Parent 1, parent 2

La France s’est dotée d’une nouvelle loi scolaire. Le débat fut animé et les propositions d’amendement innombrables. L’une d’elles a fait le buzz: elle prévoyait de remplacer, dans les documents administratifs, les termes «père» et «mère» par «parent 1» et «parent 2». Vous voyez l’idée: papa-maman, c’est ringard. Que faites-vous des familles à double maman, double papa, maman seule et pas abandonnée du tout, ma-pas fluides et pa-mas en transition? Foin de «cases figées», vive la nouvelle diversité familiale.
Et que fait-on pour lui rendre justice dans la joyeuse infinité de ses nuances? On anonymise, on dépersonnalise, on uniformise le vocabulaire. Le paradoxe n’a pas échappé aux opposants à l’amendement issus de la Manif pour tous: «Parent 1 et parent2», c’est «absolument déshumanisant», ont-ils plaidé.
La réaction des cathos était prévisible.
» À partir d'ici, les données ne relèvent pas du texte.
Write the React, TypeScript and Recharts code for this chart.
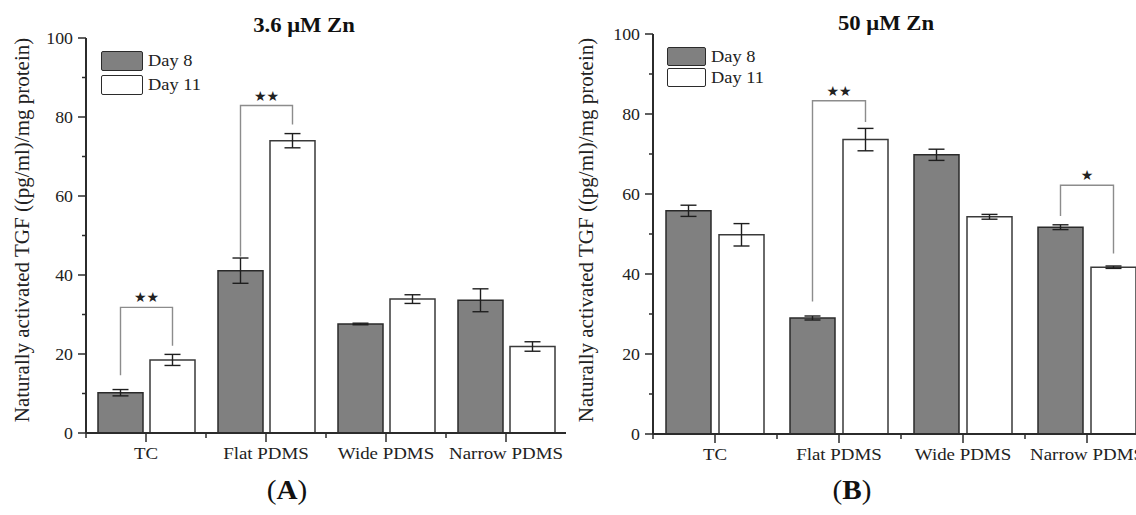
import React from 'react';
import { BarChart, Bar, XAxis, YAxis, ErrorBar, Legend } from 'recharts';

const CATEGORIES = ['TC', 'Flat PDMS', 'Wide PDMS', 'Narrow PDMS'];
const Y_TICKS = [0, 10, 20, 30, 40, 50, 60, 70, 80, 90, 100];

// panel A, 3.6 uM Zn
const A_DAY8 = [10.2, 41.1, 27.6, 33.6];
const A_DAY8_ERR = [0.8, 3.2, 0.2, 2.9];
const A_DAY11 = [18.5, 74.0, 33.9, 21.9];
const A_DAY11_ERR = [1.4, 1.8, 1.1, 1.2];
const A_BRACKET_TOP = [31.8, 82.9, null, null];
const A_BRACKET_LEFT = [14.6, 44.7, null, null];
const A_BRACKET_RIGHT = [22.1, 78.1, null, null];
const A_STARS = ['**', '**', '', ''];

// panel B, 50 uM Zn
const B_DAY8 = [55.8, 29.0, 69.8, 51.7];
const B_DAY8_ERR = [1.4, 0.5, 1.4, 0.6];
const B_DAY11 = [49.8, 73.6, 54.3, 41.7];
const B_DAY11_ERR = [2.8, 2.8, 0.6, 0.3];
const B_BRACKET_TOP = [null, 83.3, null, 62.2];
const B_BRACKET_LEFT = [null, 33.1, null, 54.5];
const B_BRACKET_RIGHT = [null, 78.0, null, 45.1];
const B_STARS = ['', '**', '', '*'];

const SERIF = '"Liberation Serif", "Times New Roman", serif';
const SX = 1.08; // the source figure is a little stretched sideways
const INK = '#2b2b2b';
const Y_LABEL = 'Naturally activated TGF ((pg/ml)/mg protein)';

const buildRows = (d8, e8, d11, e11, top, left, right, stars) =>
  CATEGORIES.map((name, i) => ({
    name,
    d8: d8[i],
    e8: e8[i],
    d11: d11[i],
    e11: e11[i],
    bTop: top[i],
    bLeft: left[i],
    bRight: right[i],
    stars: stars[i],
  }));

const ROWS_A = buildRows(A_DAY8, A_DAY8_ERR, A_DAY11, A_DAY11_ERR, A_BRACKET_TOP, A_BRACKET_LEFT, A_BRACKET_RIGHT, A_STARS);
const ROWS_B = buildRows(B_DAY8, B_DAY8_ERR, B_DAY11, B_DAY11_ERR, B_BRACKET_TOP, B_BRACKET_LEFT, B_BRACKET_RIGHT, B_STARS);

const makeYTick = (props: any) => {
  const { x, y, payload } = props;
  const major = payload.value % 20 === 0;
  return (
    <g>
      <line x1={x - (major ? 8 : 4)} x2={x} y1={y} y2={y} stroke={INK} strokeWidth={1.5} />
      {major && (
        <text
          transform={`translate(${x - 13},${y}) scale(${SX},1)`}
          textAnchor="end"
          dy="0.35em"
          fontSize={16.5}
          fontFamily={SERIF}
          fill="#222"
        >
          {payload.value}
        </text>
      )}
    </g>
  );
};

const makeXTick = (band: number) => (props: any) => {
  const { x, y, payload } = props;
  return (
    <g>
      <line x1={x} x2={x} y1={y} y2={y + 9} stroke={INK} strokeWidth={1.5} />
      <line x1={x - band / 2} x2={x - band / 2} y1={y} y2={y + 5} stroke={INK} strokeWidth={1.5} />
      <text
        transform={`translate(${x},${y + 26}) scale(${SX},1)`}
        textAnchor="middle"
        fontSize={17.5}
        fontFamily={SERIF}
        fill="#222"
      >
        {payload.value}
      </text>
    </g>
  );
};

// significance bracket, hung on the Day 11 bar so it follows the bar scale
const makeBracket = (rows: any[], gap: number) => (props: any) => {
  const { index } = props;
  const row = rows[index];
  if (!row || row.bTop == null) return null;
  const x = Number(props.x);
  const y = Number(props.y);
  const w = Number(props.width);
  const h = Number(props.height);
  const base = y + h;
  const k = h / row.d11;
  const py = (v: number) => base - v * k;
  const xr = x + w / 2;
  const xl = xr - w - gap;
  const top = py(row.bTop);
  return (
    <g>
      <path
        d={`M${xl},${py(row.bLeft)} L${xl},${top} L${xr},${top} L${xr},${py(row.bRight)}`}
        fill="none"
        stroke="#8c8c8c"
        strokeWidth={1.4}
      />
      <text
        x={(xl + xr) / 2}
        y={top - 5}
        textAnchor="middle"
        fontSize={14}
        fontFamily='"DejaVu Sans", sans-serif'
        fill="#222"
      >
        {row.stars.replace(/\*/g, '\u2605')}
      </text>
    </g>
  );
};

const yLabel = (dx: number, cyAbs: number) => (props: any) => {
  const vb = props.viewBox || {};
  const cx = (vb.x || 0) + dx;
  return (
    <text
      transform={`translate(${cx},${cyAbs}) rotate(-90)`}
      textAnchor="middle"
      dy="0.35em"
      fontSize={21}
      fontFamily={SERIF}
      fill="#222"
    >
      {Y_LABEL}
    </text>
  );
};

const makeLegend = (boxW: number, boxH: number, rowH: number) => () => (
  <div style={{ fontFamily: SERIF, fontSize: 17, color: '#222' }}>
    {[
      { label: 'Day 8', fill: '#808080' },
      { label: 'Day 11', fill: '#ffffff' },
    ].map((it) => (
      <div key={it.label} style={{ display: 'flex', alignItems: 'center', height: rowH }}>
        <div
          style={{
            width: boxW,
            height: boxH,
            boxSizing: 'border-box',
            border: `1.5px solid ${INK}`,
            borderRadius: 2,
            background: it.fill,
          }}
        />
        <span style={{ marginLeft: 5, display: 'inline-block', transform: `scaleX(${SX})`, transformOrigin: 'left center' }}>
          {it.label}
        </span>
      </div>
    ))}
  </div>
);

type PanelProps = {
  rows: any[];
  width: number;
  margin: { top: number; right: number; bottom: number; left: number };
  yWidth: number;
  gap: number;
  legendPos: { left: number; top: number };
  legendBox: [number, number, number];
  labelDx: number;
};

const Panel = ({ rows, width, margin, yWidth, gap, legendPos, legendBox, labelDx }: PanelProps) => {
  const band = (width - margin.left - margin.right - yWidth) / CATEGORIES.length;
  return (
    <BarChart width={width} height={515} data={rows} margin={margin} barGap={gap} barSize={45}>
      <XAxis
        dataKey="name"
        height={30}
        axisLine={{ stroke: INK, strokeWidth: 2 }}
        tickLine={false}
        tickSize={0}
        tickMargin={0}
        tick={makeXTick(band)}
        interval={0}
      />
      <XAxis xAxisId="top" dataKey="name" orientation="top" height={0} tick={false} tickLine={false} axisLine={{ stroke: INK, strokeWidth: 2 }} />
      <YAxis
        domain={[0, 100]}
        ticks={Y_TICKS}
        width={yWidth}
        axisLine={{ stroke: INK, strokeWidth: 2 }}
        tickLine={false}
        tickSize={0}
        tickMargin={0}
        tick={makeYTick}
        interval={0}
        label={{ value: Y_LABEL, content: yLabel(labelDx, 230) }}
      />
      <YAxis yAxisId="right" orientation="right" domain={[0, 100]} width={0} tick={false} tickLine={false} axisLine={{ stroke: INK, strokeWidth: 2 }} />
      <Legend
        layout="vertical"
        align="center"
        verticalAlign="middle"
        wrapperStyle={{ left: legendPos.left, top: legendPos.top, width: 'auto' }}
        content={makeLegend(legendBox[0], legendBox[1], legendBox[2])}
      />
      <Bar dataKey="d8" name="Day 8" fill="#808080" stroke="#2a2a2a" strokeWidth={1.5} isAnimationActive={false}>
        <ErrorBar dataKey="e8" width={8} stroke="#1e1e1e" strokeWidth={1.4} />
      </Bar>
      <Bar
        dataKey="d11"
        name="Day 11"
        fill="#ffffff"
        stroke="#3a3a3a"
        strokeWidth={1.5}
        isAnimationActive={false}
        label={makeBracket(rows, gap)}
      >
        <ErrorBar dataKey="e11" width={8} stroke="#1e1e1e" strokeWidth={1.4} />
      </Bar>
    </BarChart>
  );
};

const titleStyle: React.CSSProperties = {
  position: 'absolute',
  fontFamily: SERIF,
  fontWeight: 'bold',
  fontSize: 21,
  lineHeight: '24px',
  color: '#111',
  transform: `translateX(-50%) scaleX(${SX})`,
  whiteSpace: 'nowrap',
};

const captionStyle: React.CSSProperties = {
  position: 'absolute',
  fontFamily: SERIF,
  fontSize: 27,
  lineHeight: '30px',
  color: '#111',
  transform: `translateX(-50%) scaleX(${SX})`,
  whiteSpace: 'nowrap',
};

export default function App() {
  return (
    <div style={{ position: 'absolute', left: 0, top: 0, width: 1136, height: 515, overflow: 'hidden', background: '#fff' }}>
      <div style={{ position: 'absolute', left: 0, top: 0 }}>
        <Panel
          rows={ROWS_A}
          width={580}
          margin={{ top: 38, right: 14, bottom: 52, left: 0 }}
          yWidth={86}
          gap={7}
          legendPos={{ left: 101, top: 49 }}
          legendBox={[42, 20, 24]}
          labelDx={22}
        />
      </div>
      <div style={{ position: 'absolute', left: 570, top: 0 }}>
        <Panel
          rows={ROWS_B}
          width={590}
          margin={{ top: 34, right: 11, bottom: 51, left: 0 }}
          yWidth={83}
          gap={8}
          legendPos={{ left: 97, top: 46 }}
          legendBox={[39, 19, 21]}
          labelDx={16}
        />
      </div>
      <div style={{ ...titleStyle, left: 304, top: 13 }}>3.6 μM Zn</div>
      <div style={{ ...titleStyle, left: 886, top: 11 }}>50 μM Zn</div>
      <div style={{ ...captionStyle, left: 287, top: 475 }}>
        (<b>A</b>)
      </div>
      <div style={{ ...captionStyle, left: 852, top: 475 }}>
        (<b>B</b>)
      </div>
    </div>
  );
}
Plus surprenant: certains progressistes ont ferraillé contre l’amendement avec tout autant de vigueur. «Parent 1 et parent 2», ça ne va pas du tout, a dit l’Association des familles homoparentales. Et pourquoi cette fois? Parce que ça introduit une «hiérarchie» entre les partenaires.
Ben oui: cette numérotation, ça sent le podium à plein nez. Comme s’il y avait -vade retro!- un parent principal et un parent secondaire. Et d’ailleurs, qui sera le «parent 1» et qui le «parent 2»? Quels critères pour décider?
Il aurait bien deux ou trois bricoles d’ordre biologique, du genre: celui qui a donné son sperme (à la mère porteuse), celle qui a porté l’enfant. Mais précisément, cette asymétrie heurte le souci d’égalité de nombreux couples de même sexe, qui déploient toutes sortes de stratégies pour brouiller les pistes: on mélange le sperme des deux papas avant la fécondation in vitro, on féconde deux ovules avec chacun un sperme différent pour obtenir des «jumeaux croisés». On implante chez «maman A» l’ovocyte fécondé de «maman B». Ou alors, simplement: on sait qui est le parent biologique mais c’est secret défense. Dans certaines familles, l’enfant lui-même n’a pas le droit de savoir. Dans une enquête suédoise, j’ai trouvé un couple de femmes qui refusait de dire à sa fille laquelle des deux l’avait portée.
L’amendement «Parent 1 et parent2» a été abandonné. Le rêve d’égalité absolue, lui, continuera à générer son lot de délires. Et pas seulement dans les couples de même sexe. C’est embêtant à dire, mais on est différents. Ça complique. Sauf que l’égalité sans la différence, c’est juste la paix des clones.